今回のコードはPHPの コンストラクタ を使って名前と年齢を初期化し、それを表示するプログラムです。

このコードの詳細な動きを、ブロックごとに解説していきます。

クラスとプロパティの定義

class Person {
    public $name;  // 名前を格納するプロパティ
    public $age;   // 年齢を格納するプロパティ
}
  • class Person: PHPでクラスを定義しています。クラスは設計図のようなもので、オブジェクトを作るためのテンプレートです。
  • public $namepublic $age: クラス内で使う変数(プロパティ)を宣言しています。

コンストラクタの定義

public function __construct($name, $age) {
    $this->name = $name; // プロパティ「name」に初期値をセット
    $this->age = $age;   // プロパティ「age」に初期値をセット
}
  1. __construct: コンストラクタは、オブジェクトを作成するときに 自動的に実行される特別なメソッド です。
  2. 引数 $name$age: オブジェクト生成時に外部から渡されるデータを受け取ります。
  3. $this: 現在のインスタンス自身を指します。
    • 例: $this->name は、そのインスタンスの name プロパティにアクセスします。
  4. 初期化処理: 引数で受け取った値をプロパティに代入し、オブジェクトごとにデータを保持します。

メソッドの定義

public function introduce() {
    echo "名前: " . $this->name . PHP_EOL;
    echo "年齢: " . $this->age . "歳" . PHP_EOL;
}
  • introduce メソッド: 名前と年齢を画面に表示する処理を定義しています。
  • echo: 文字列を出力するPHPの基本的な命令です。
  • PHP_EOL: 改行コードを意味します。環境に依存せず正しい改行を行います。
  • 連結演算子 .: 文字列をつなげるために使われます。

インスタンスの生成

$person1 = new Person("太郎", 25);
$person2 = new Person("花子", 22);
  • new Person(): クラスからオブジェクトを作成します。
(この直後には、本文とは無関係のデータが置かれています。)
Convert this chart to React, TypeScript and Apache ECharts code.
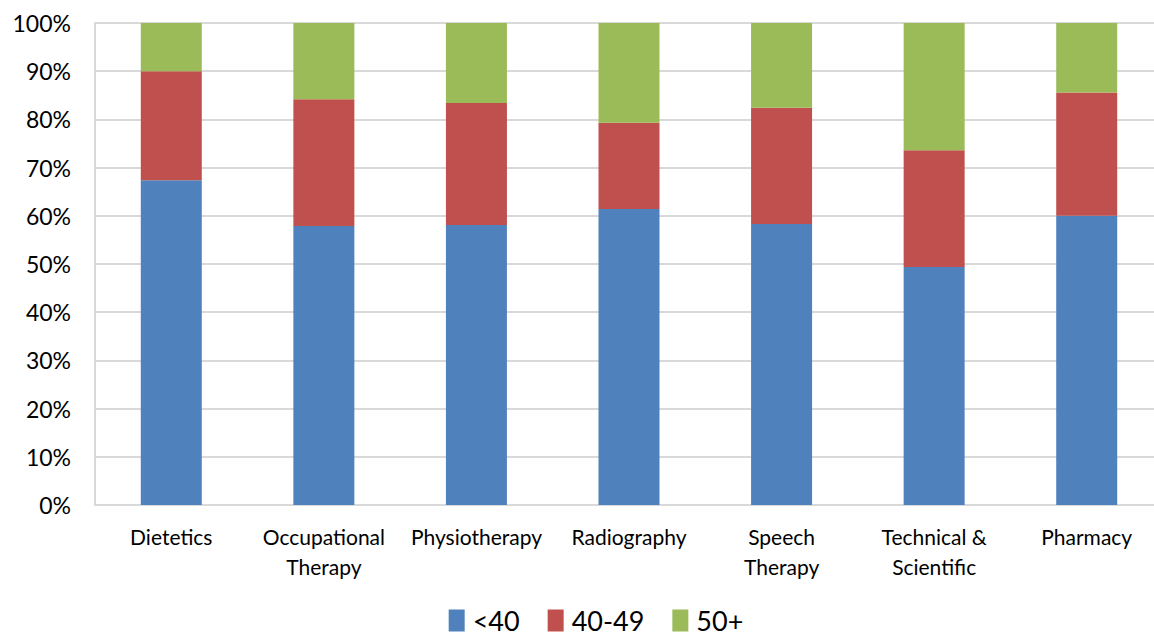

このとき、コンストラクタが自動的に実行されます。
  • 引数 "太郎", 25"花子", 22: 名前と年齢を渡して初期化します。
  • インスタンスとは? クラスから作られた具体的なオブジェクトのことです。

メソッドの呼び出し

$person1->introduce();
$person2->introduce();
  • -> 演算子: インスタンスのプロパティやメソッドにアクセスするための演算子です。
  • introduce() の実行: 各インスタンスに設定された名前と年齢が表示されます。

まとめ

このプログラムでは、PHPの コンストラクタ を使ってクラスの初期化を自動化する方法を学びました。

コンストラクタを使うことで、インスタンス生成と同時にプロパティの初期設定が行えます。

  1. クラスとプロパティの定義方法を理解する。
  2. コンストラクタの基本構文と動作を学ぶ。
  3. $this を使ってインスタンス内のデータを操作する方法を覚える。

応用としてこのコードをもとに、趣味や住所などの情報を追加し、さらに詳細な自己紹介プログラムを作成してみましょう!